**Objective**
Write out exactly the lines running from the one with "Convert this diagram to TikZ code." to the end of the data, including both of those lines and excluding pictures.

**Entries supplied**
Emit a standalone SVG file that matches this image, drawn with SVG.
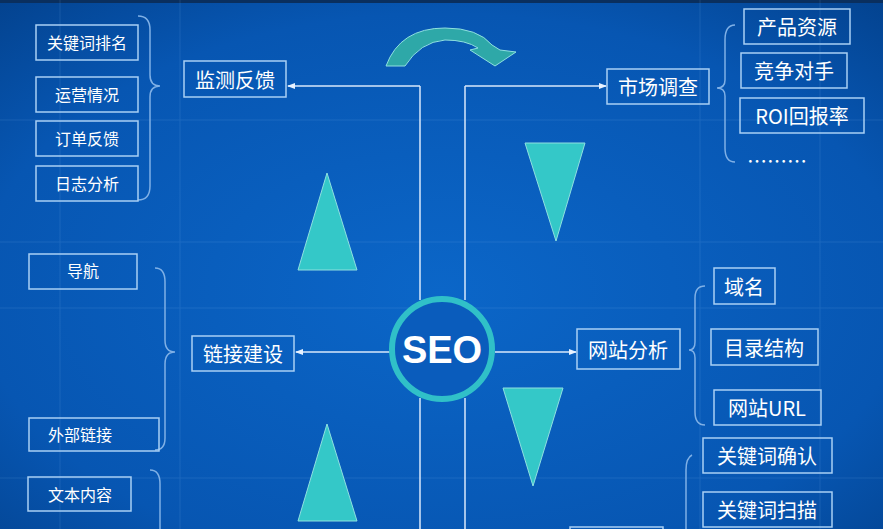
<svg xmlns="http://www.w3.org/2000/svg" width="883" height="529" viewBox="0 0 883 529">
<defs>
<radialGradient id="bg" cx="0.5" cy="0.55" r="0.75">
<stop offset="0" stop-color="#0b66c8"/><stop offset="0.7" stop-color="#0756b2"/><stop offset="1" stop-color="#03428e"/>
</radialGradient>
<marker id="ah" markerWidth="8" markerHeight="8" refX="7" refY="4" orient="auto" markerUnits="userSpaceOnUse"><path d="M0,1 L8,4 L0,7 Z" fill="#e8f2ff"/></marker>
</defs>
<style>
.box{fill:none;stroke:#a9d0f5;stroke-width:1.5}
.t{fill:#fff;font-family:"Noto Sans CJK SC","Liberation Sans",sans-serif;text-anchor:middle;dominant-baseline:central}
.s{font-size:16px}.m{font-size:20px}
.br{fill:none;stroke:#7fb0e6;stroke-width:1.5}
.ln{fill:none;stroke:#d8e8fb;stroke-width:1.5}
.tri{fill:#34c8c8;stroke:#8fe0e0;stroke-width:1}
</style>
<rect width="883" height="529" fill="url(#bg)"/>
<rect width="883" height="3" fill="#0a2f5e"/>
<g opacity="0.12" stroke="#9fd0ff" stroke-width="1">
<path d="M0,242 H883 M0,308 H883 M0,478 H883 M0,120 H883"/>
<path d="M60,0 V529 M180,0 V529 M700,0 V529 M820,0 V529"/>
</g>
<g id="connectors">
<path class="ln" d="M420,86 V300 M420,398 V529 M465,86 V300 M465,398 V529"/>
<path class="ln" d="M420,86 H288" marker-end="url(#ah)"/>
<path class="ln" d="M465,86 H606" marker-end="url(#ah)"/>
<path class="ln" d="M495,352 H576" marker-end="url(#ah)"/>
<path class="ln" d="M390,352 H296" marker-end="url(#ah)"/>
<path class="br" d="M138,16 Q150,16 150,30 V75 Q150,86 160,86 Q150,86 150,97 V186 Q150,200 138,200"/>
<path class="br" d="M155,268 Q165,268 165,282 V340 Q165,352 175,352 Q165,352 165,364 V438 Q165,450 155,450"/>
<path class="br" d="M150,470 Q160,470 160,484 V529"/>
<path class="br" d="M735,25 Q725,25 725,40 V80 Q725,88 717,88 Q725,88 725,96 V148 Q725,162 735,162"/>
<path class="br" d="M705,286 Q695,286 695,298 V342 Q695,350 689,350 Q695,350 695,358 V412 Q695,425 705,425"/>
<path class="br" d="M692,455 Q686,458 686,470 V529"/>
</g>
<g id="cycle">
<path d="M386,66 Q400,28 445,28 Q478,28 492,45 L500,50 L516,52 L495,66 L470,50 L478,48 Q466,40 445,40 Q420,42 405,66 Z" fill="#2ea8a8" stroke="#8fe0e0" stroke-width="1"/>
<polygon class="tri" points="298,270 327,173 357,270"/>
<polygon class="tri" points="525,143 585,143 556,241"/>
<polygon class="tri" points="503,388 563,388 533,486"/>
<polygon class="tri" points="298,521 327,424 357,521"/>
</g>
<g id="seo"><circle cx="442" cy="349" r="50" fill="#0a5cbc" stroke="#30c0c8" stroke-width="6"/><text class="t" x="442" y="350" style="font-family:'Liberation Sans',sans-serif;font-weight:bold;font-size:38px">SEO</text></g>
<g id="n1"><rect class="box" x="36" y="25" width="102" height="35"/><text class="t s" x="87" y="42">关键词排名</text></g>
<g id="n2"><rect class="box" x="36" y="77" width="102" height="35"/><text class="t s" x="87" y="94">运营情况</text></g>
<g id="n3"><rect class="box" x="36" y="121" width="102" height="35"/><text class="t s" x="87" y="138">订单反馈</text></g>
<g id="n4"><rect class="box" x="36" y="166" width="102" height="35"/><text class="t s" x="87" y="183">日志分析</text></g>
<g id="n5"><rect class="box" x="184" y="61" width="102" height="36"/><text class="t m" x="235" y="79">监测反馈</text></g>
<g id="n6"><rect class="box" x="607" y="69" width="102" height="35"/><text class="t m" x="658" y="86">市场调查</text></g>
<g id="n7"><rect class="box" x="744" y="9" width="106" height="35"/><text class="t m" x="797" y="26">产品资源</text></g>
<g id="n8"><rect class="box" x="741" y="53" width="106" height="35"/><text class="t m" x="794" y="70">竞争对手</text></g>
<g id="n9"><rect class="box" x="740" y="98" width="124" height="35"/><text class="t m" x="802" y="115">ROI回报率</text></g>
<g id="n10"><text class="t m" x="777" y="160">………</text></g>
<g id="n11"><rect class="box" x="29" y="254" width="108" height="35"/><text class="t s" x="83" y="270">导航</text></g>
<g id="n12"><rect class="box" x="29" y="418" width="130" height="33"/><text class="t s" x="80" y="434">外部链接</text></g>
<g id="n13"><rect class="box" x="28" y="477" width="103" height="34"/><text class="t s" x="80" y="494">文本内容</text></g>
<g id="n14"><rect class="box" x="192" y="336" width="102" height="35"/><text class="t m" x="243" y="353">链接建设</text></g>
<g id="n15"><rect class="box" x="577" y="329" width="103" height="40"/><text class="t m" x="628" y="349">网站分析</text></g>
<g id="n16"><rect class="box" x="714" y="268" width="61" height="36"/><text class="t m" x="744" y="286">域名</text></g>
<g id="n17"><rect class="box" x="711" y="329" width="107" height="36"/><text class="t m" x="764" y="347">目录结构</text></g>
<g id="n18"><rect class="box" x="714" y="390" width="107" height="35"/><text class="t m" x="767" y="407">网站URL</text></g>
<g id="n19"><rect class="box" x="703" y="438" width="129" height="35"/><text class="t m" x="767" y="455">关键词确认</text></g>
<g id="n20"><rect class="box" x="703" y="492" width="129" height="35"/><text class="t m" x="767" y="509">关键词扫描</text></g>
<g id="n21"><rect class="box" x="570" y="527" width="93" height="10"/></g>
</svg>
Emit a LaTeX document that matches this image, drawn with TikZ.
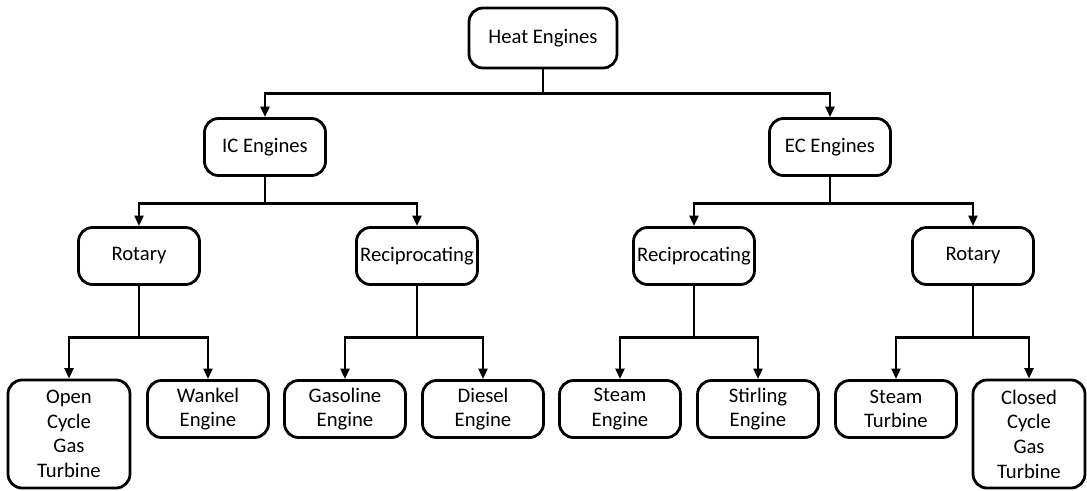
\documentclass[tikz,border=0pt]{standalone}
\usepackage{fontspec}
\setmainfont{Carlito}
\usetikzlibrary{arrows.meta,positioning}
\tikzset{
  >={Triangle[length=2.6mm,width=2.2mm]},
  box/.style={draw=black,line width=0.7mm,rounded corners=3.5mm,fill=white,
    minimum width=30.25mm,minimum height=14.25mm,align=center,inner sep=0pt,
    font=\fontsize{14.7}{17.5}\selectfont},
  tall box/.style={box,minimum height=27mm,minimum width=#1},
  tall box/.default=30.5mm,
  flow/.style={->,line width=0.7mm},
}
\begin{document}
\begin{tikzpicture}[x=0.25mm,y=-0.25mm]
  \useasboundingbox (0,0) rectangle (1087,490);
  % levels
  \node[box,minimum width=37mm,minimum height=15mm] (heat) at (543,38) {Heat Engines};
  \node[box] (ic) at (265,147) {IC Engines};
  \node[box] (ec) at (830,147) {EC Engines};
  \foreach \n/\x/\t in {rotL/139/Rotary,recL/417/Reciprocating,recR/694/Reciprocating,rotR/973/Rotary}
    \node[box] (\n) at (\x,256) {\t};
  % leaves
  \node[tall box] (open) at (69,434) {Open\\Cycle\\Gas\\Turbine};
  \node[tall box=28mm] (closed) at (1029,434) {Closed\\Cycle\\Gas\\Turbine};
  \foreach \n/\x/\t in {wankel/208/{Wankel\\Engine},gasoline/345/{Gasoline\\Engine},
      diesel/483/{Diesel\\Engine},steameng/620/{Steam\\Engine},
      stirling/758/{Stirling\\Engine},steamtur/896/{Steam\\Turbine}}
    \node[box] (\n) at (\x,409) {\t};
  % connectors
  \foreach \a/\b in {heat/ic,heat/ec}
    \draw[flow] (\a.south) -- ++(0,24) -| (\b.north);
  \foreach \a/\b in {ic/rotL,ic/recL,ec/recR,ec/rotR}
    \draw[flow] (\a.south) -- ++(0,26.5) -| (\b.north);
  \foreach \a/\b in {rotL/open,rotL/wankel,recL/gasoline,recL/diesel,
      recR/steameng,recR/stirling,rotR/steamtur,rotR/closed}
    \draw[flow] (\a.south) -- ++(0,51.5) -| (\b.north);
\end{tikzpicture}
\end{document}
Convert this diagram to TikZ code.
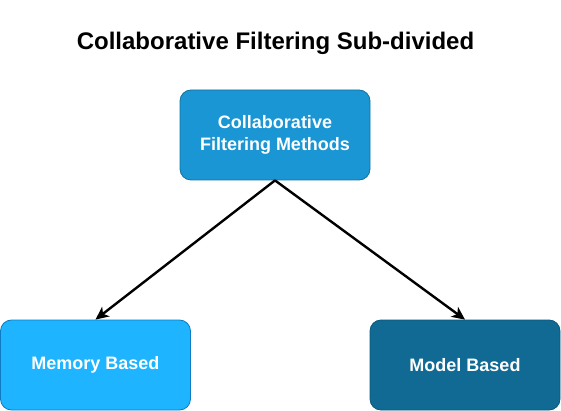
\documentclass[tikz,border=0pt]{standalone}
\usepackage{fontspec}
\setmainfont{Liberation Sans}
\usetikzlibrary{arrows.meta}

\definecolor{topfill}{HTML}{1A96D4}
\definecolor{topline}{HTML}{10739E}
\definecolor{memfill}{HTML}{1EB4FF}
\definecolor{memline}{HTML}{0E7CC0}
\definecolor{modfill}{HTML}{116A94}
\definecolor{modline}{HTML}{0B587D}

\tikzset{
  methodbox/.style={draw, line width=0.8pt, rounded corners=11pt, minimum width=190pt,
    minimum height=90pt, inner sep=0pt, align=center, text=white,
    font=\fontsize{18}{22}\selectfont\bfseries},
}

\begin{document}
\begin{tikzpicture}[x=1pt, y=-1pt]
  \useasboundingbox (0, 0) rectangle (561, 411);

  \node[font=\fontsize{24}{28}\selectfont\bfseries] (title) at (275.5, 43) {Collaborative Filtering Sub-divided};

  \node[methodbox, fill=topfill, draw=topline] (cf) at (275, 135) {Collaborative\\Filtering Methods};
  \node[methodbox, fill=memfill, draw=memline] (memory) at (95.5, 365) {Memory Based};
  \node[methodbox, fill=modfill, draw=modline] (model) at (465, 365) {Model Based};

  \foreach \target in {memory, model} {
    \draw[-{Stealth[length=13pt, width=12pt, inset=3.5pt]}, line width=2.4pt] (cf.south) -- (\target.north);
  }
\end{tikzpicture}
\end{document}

**Response to this exercise**
Convert this diagram to TikZ code.
\documentclass[tikz,border=0pt]{standalone}
\usepackage{fontspec}
\setmainfont{Liberation Sans}
\usetikzlibrary{arrows.meta}

\definecolor{topfill}{HTML}{1A96D4}
\definecolor{topline}{HTML}{10739E}
\definecolor{memfill}{HTML}{1EB4FF}
\definecolor{memline}{HTML}{0E7CC0}
\definecolor{modfill}{HTML}{116A94}
\definecolor{modline}{HTML}{0B587D}

\tikzset{
  methodbox/.style={draw, line width=0.8pt, rounded corners=11pt, minimum width=190pt,
    minimum height=90pt, inner sep=0pt, align=center, text=white,
    font=\fontsize{18}{22}\selectfont\bfseries},
}

\begin{document}
\begin{tikzpicture}[x=1pt, y=-1pt]
  \useasboundingbox (0, 0) rectangle (561, 411);

  \node[font=\fontsize{24}{28}\selectfont\bfseries] (title) at (275.5, 43) {Collaborative Filtering Sub-divided};

  \node[methodbox, fill=topfill, draw=topline] (cf) at (275, 135) {Collaborative\\Filtering Methods};
  \node[methodbox, fill=memfill, draw=memline] (memory) at (95.5, 365) {Memory Based};
  \node[methodbox, fill=modfill, draw=modline] (model) at (465, 365) {Model Based};

  \foreach \target in {memory, model} {
    \draw[-{Stealth[length=13pt, width=12pt, inset=3.5pt]}, line width=2.4pt] (cf.south) -- (\target.north);
  }
\end{tikzpicture}
\end{document}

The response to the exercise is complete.